Deux périodes sont probablement cruciales : les VIIe et VIIIe siècles, marqués par
l’émergence de la famille Yamato hors des luttes de clan et par l’envoi de délégués sur
le continent, et la période allant du IXe au XIIe siècle, avec l’affaiblissement de la
fonction impériale, l’introduction des moines combattants et le bouddhisme zen.
Reprenons ces éléments.
Jusqu’aux VIIe-VIIIe siècles, le Japon était déchiré par d’incessantes guerres de clans.

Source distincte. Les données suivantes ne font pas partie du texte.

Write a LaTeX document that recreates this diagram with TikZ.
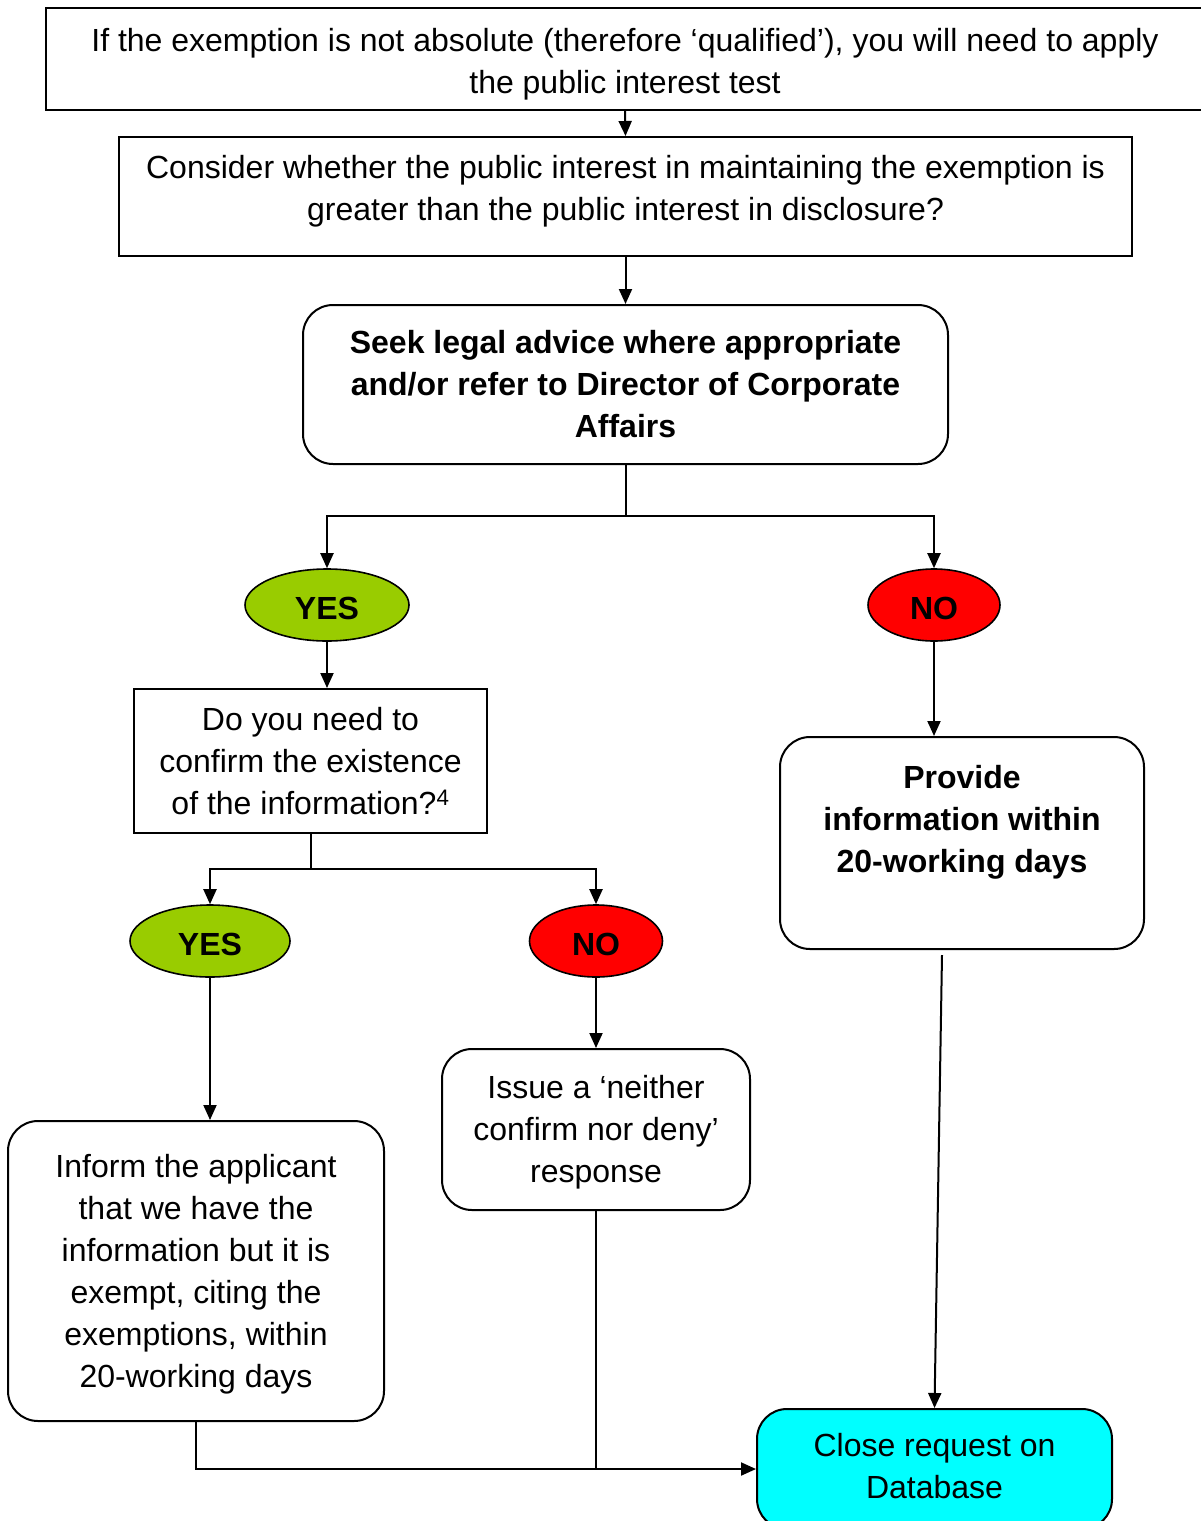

L’émergence d’un clan dominant et d’une figure centrale, l’empereur, appuyé sur un
système administratif - et même si celui-ci, importé directement de la Chine des Tang,
reste largement virtuel - modifie la donne et l’ampleur des affrontements. De plus, ce
point central (à Nara, Kamakura puis Kyoto) fournit une destination obligée pour les
familles nobles immigrées et pour les délégués allant ou revenant du continent. C’est
sans doute à ce moment qu’on été introduit les stratèges chinois, dont on a vu
l’importance pour l’idée de victoire sans combat.
Pour être complet, il faudrait sans doute aussi souligner l’importation de nouvelles
techniques de cultures du riz qui, augmentant la productivité, permit de soutenir
durablement une population non agricole plus nombreuse.
Le cadre est alors en place pour l’émergence de la classe des samouraïs. Originellement,
les affrontements entre clans n’impliquaient pas d’étrangers aux familles en lutte. Avec
un système politique de dimensions plus larges et des combats plus importants,
l’intégration d’étrangers devient nécessaire. Or, une telle intégration n’est possible
que s’il existe une éthique qui permette d’assurer la loyauté entre des personnes qui ne
sont pas liées par les liens traditionnels. Cela implique également le développement
d’une groupe de personnes spécialisés dans le métier des armes, doté de fondements
propres à son activité.
Aux alentours de l’an mil en effet, les administrateurs, fussent-ils militaires, étaient
avant tout des lettrés, conformément au système d’origine chinoise. Cependant, avec la
montée de la violence consécutive à l’affaiblissement des Fujiwara (successeurs des
Yamato), les valeurs guerrières prirent de l’importance, et le budo, de méthode
d’administration pacifique, devint une éthique du guerrier. Un catalyseur culturel majeur
de ce changement fut l’introduction dans l’archipel du bouddhisme zen.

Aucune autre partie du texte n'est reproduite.